The death of James Kirk in Star Trek Generations was originally much worse.
James Kirk is arguably the most famous Star Trek character of all time, save for only Spock. Kirk was brought to life by William Shatner, who played the character across five total seasons of television that spanned the 60s and 70s, before returning to the role a few years later for six Star Trek films. His seventh film, the first involving the Next Generation television cast, was Star Trek Generations and it was intended to be Shatner’s last turn as Kirk.
So how do you write off the captain of the original televised Enterprise? You kill him off, of course. The decision to do was the foundation of the film, according to Ronald D. Moore. The entire point of Generations was Kirk’s death. It was going to happen one way or another.
The film ended up seeing Kirk get caught on a catwalk, which was destroyed and hanging on by small threads. He was attempting to gain a control pad that if obtained, would allow Jean Luc-Picard to blow up a key plot device.
The piece of the structure that Kirk was on eventually gave way after he succeeded in deactivating the pad, and just as he does the piece of structure he was holding onto goes end over end and crushes Kirk to death.
As bad as that was, the original death was worse.
James Kirk originally died in Star Trek Generations standing still
The ending fans got was not well received. Fans didn’t want to see Kirk die at all, let alone being crushed to death. Many had hoped he’d die with the Enterprise; going down with the ship seemed like a noble death. That’s not what people got.

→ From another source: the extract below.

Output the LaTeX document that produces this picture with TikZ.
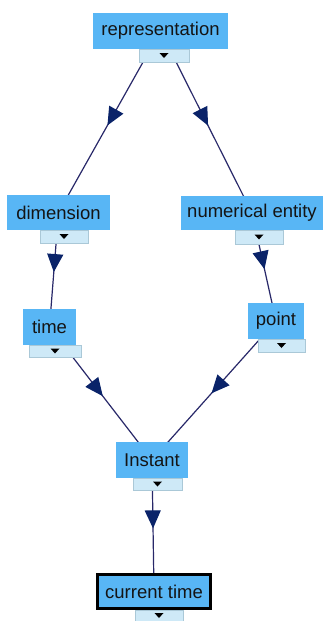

They should be happy they got that ending because the original was even worse.
The same basic setup applies, Kirk and Picard are trying to stop the movie’s villain Soran, only instead of Kirk dying heroically by risking his life in an ill-fated leap onto a piece of dangling walkway, this time, Kirk simply gets shot in the back.
The ending of the film was not well received, prompting Shatner and Patrick Stewart to ask the studio to re-shoot the film’s ending, which became the film fans saw in the theater.